[BEGIN DATA LINES]

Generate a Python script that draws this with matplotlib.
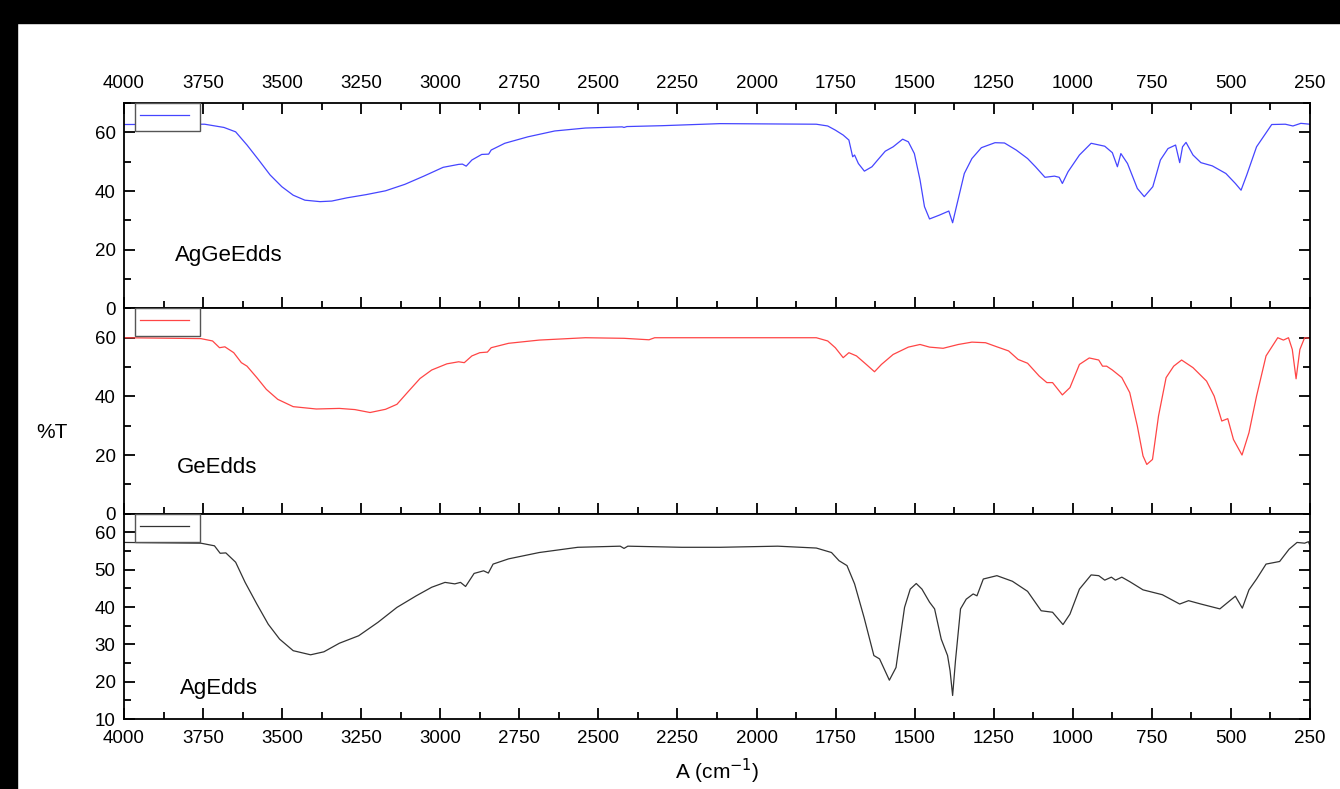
import matplotlib
matplotlib.use("Agg")
import matplotlib.pyplot as plt
from matplotlib.patches import Rectangle
from matplotlib.ticker import MultipleLocator

plt.rcParams['font.family'] = ['Liberation Sans', 'DejaVu Sans']

# FTIR spectra (wavenumber in cm-1, %T)
wn_aggeedds = [4000, 3745, 3684, 3647, 3611, 3574, 3538, 3501, 3465, 3428, 3380, 3343, 3295, 3234,
               3173, 3112, 3052, 2991, 2942, 2930, 2918, 2900, 2869, 2847, 2839, 2796, 2723, 2638,
               2541, 2425, 2419, 2410, 2298, 2115, 1811, 1775, 1751, 1726, 1708, 1696, 1690, 1678,
               1659, 1635, 1617, 1593, 1568, 1538, 1520, 1501, 1483, 1469, 1453, 1422, 1392, 1380,
               1368, 1343, 1319, 1289, 1246, 1216, 1179, 1143, 1118, 1088, 1058, 1043, 1033, 1015,
               979, 942, 899, 875, 859, 848, 827, 796, 774, 747, 723, 699, 675, 662, 653, 642, 620,
               595, 559, 516, 486, 468, 450, 419, 371, 328, 304, 279, 250]
t_aggeedds = [62.7, 62.8, 61.7, 60.2, 55.7, 50.6, 45.5, 41.5, 38.6, 36.9, 36.4, 36.6, 37.7, 38.8,
              40.1, 42.3, 45.1, 48.1, 49.1, 49.2, 48.5, 50.6, 52.5, 52.6, 54.0, 56.3, 58.5, 60.5,
              61.5, 61.9, 61.7, 62.0, 62.3, 63.0, 62.8, 62.2, 60.8, 59.1, 57.4, 51.7, 52.3, 49.4,
              46.8, 48.3, 50.6, 53.6, 55.1, 57.7, 56.8, 52.8, 43.8, 34.7, 30.5, 31.8, 33.2, 29.2,
              34.7, 46.0, 51.1, 54.8, 56.5, 56.4, 54.0, 51.1, 48.3, 44.7, 45.1, 44.7, 42.6, 46.6,
              52.3, 56.3, 55.3, 53.1, 48.3, 52.8, 49.4, 40.9, 38.1, 41.5, 50.6, 54.5, 55.7, 49.7,
              55.1, 56.6, 52.3, 49.7, 48.6, 46.0, 42.6, 40.3, 45.5, 55.1, 62.7, 62.8, 62.2, 63.1, 62.8]

wn_geedds = [4000, 3757, 3720, 3698, 3681, 3653, 3629, 3611, 3580, 3550, 3514, 3465, 3392, 3319,
             3270, 3222, 3173, 3137, 3100, 3064, 3027, 2979, 2942, 2924, 2900, 2875, 2851, 2839,
             2784, 2687, 2541, 2419, 2340, 2322, 2115, 1811, 1775, 1751, 1726, 1708, 1684, 1653,
             1627, 1605, 1568, 1520, 1483, 1453, 1410, 1362, 1319, 1276, 1240, 1203, 1173, 1143,
             1106, 1082, 1064, 1033, 1009, 979, 948, 918, 906, 893, 875, 845, 820, 796, 778, 766,
             748, 729, 705, 681, 656, 620, 577, 553, 529, 510, 492, 465, 443, 419, 389, 352, 334,
             318, 306, 294, 282, 267, 250]
t_geedds = [60.0, 59.7, 58.9, 56.6, 56.9, 54.9, 51.5, 50.3, 46.4, 42.4, 39.0, 36.5, 35.7, 35.9,
            35.5, 34.5, 35.6, 37.3, 41.8, 46.1, 49.0, 51.1, 51.8, 51.5, 53.8, 54.9, 55.1, 56.6,
            58.1, 59.2, 60.0, 59.8, 59.3, 60.0, 60.0, 60.0, 58.9, 56.6, 53.2, 54.9, 53.8, 50.9,
            48.4, 50.9, 54.3, 56.8, 57.7, 56.8, 56.4, 57.7, 58.5, 58.3, 56.9, 55.5, 52.6, 51.3,
            46.9, 44.7, 44.7, 40.5, 43.0, 50.9, 53.1, 52.4, 50.3, 50.3, 49.0, 46.4, 41.3, 29.9,
            19.7, 16.8, 18.5, 33.3, 46.4, 50.3, 52.4, 49.8, 45.2, 40.1, 31.6, 32.4, 25.3, 20.0,
            27.6, 40.1, 53.8, 60.0, 59.2, 60.0, 56.0, 46.0, 56.0, 60.0, 59.8]

wn_agedds = [4000, 3757, 3714, 3696, 3678, 3647, 3617, 3580, 3544, 3508, 3465, 3410, 3368, 3319,
             3258, 3197, 3137, 3076, 3027, 2985, 2954, 2936, 2920, 2893, 2863, 2848, 2833, 2784,
             2687, 2565, 2431, 2419, 2407, 2237, 2115, 1933, 1811, 1763, 1739, 1714, 1690, 1660,
             1629, 1611, 1580, 1559, 1532, 1514, 1495, 1477, 1453, 1437, 1416, 1396, 1388, 1380,
             1371, 1355, 1337, 1315, 1303, 1283, 1240, 1191, 1143, 1100, 1064, 1031, 1009, 979,
             942, 918, 899, 878, 865, 845, 820, 778, 717, 662, 634, 595, 535, 486, 464, 443, 419,
             389, 346, 316, 291, 267, 255, 250]
t_agedds = [57.3, 57.1, 56.4, 54.4, 54.5, 52.0, 46.6, 40.8, 35.4, 31.4, 28.3, 27.2, 28.0, 30.3,
            32.3, 35.9, 39.9, 43.0, 45.3, 46.6, 46.2, 46.6, 45.5, 49.0, 49.7, 49.1, 51.5, 52.9,
            54.6, 56.0, 56.3, 55.7, 56.3, 56.0, 56.0, 56.3, 55.8, 54.6, 52.4, 51.1, 46.2, 37.2,
            27.0, 26.1, 20.4, 23.8, 39.9, 44.8, 46.3, 44.8, 41.3, 39.5, 31.4, 27.0, 22.9, 16.3,
            25.6, 39.5, 42.1, 43.5, 43.0, 47.5, 48.4, 46.9, 44.2, 39.0, 38.6, 35.3, 38.1, 44.8,
            48.6, 48.4, 47.2, 48.0, 47.2, 48.0, 46.8, 44.6, 43.3, 40.8, 41.7, 40.8, 39.5, 42.9,
            39.7, 44.6, 47.5, 51.5, 52.2, 55.5, 57.3, 57.1, 57.5, 56.4]

names = ['AgGeEdds', 'GeEdds', 'AgEdds']
colors = ['#4545ff', '#ff4545', '#333333']
ylims = [(0, 70), (0, 70), (10, 65)]
ymajor = [20, 20, 10]
yminor = [10, 10, 5]
name_pos = [(0.043, 0.26), (0.045, 0.225), (0.047, 0.15)]

series = [(wn_aggeedds, t_aggeedds), (wn_geedds, t_geedds), (wn_agedds, t_agedds)]

fig = plt.figure(figsize=(13.4, 7.89), dpi=100)
fig.patches.append(Rectangle((0, 1 - 23 / 789), 1, 23 / 789, transform=fig.transFigure,
                             color='black', zorder=-1))
fig.patches.append(Rectangle((0, 0), 17 / 1340, 1, transform=fig.transFigure,
                             color='black', zorder=-1))

left, width = 124 / 1340, 1186 / 1340
h = 205.3 / 789
bottom0 = 1 - 719 / 789

for i, ((wn, t), name, c) in enumerate(zip(series, names, colors)):
    ax = fig.add_axes([left, bottom0 + (2 - i) * h, width, h])
    ax.plot(wn, t, color=c, lw=0.9, label=' ')
    ax.set_xlim(4000, 250)
    ax.set_ylim(*ylims[i])
    ax.xaxis.set_major_locator(MultipleLocator(250))
    ax.xaxis.set_minor_locator(MultipleLocator(125))
    ax.yaxis.set_major_locator(MultipleLocator(ymajor[i]))
    ax.yaxis.set_minor_locator(MultipleLocator(yminor[i]))
    for s in ax.spines.values():
        s.set_linewidth(1.3)
    ax.tick_params(which='both', direction='in', right=True, top=(i == 0),
                   labelsize=13.5, width=1.3)
    ax.tick_params(which='major', length=8)
    ax.tick_params(which='minor', length=5)
    ax.tick_params(axis='y', pad=6)
    ax.tick_params(axis='x', pad=8)
    if i == 0:
        ax.tick_params(axis='x', labeltop=True, labelbottom=False)
    elif i == 1:
        ax.tick_params(axis='x', labelbottom=False)
    ax.text(name_pos[i][0], name_pos[i][1], name, transform=ax.transAxes,
            fontsize=16, va='center', ha='left')
    leg = ax.legend(loc='upper left', bbox_to_anchor=(0.0093, 1.0), borderaxespad=0,
                    fancybox=False, fontsize=13, handlelength=2.7, handletextpad=0,
                    borderpad=0.3, framealpha=1)
    leg.get_frame().set_edgecolor('#555555')
    leg.get_frame().set_linewidth(1.0)
    if i == 2:
        ax.set_xlabel('A (cm$^{-1}$)', fontsize=15, labelpad=7)

fig.text(52 / 1340, 1 - 432 / 789, '%T', fontsize=15, va='center', ha='center')

fig.savefig('out.png', dpi=100)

[END DATA LINES]

■ **STATED GOAL**: Every line from the top of the material above through the line with "from matplotlib.ticker import MultipleLocator" should be duplicated exactly, please; leave out the pictures.

■ **WRITTEN RESPONSE**:
Generate a Python script that draws this with matplotlib.
import matplotlib
matplotlib.use("Agg")
import matplotlib.pyplot as plt
from matplotlib.patches import Rectangle
from matplotlib.ticker import MultipleLocator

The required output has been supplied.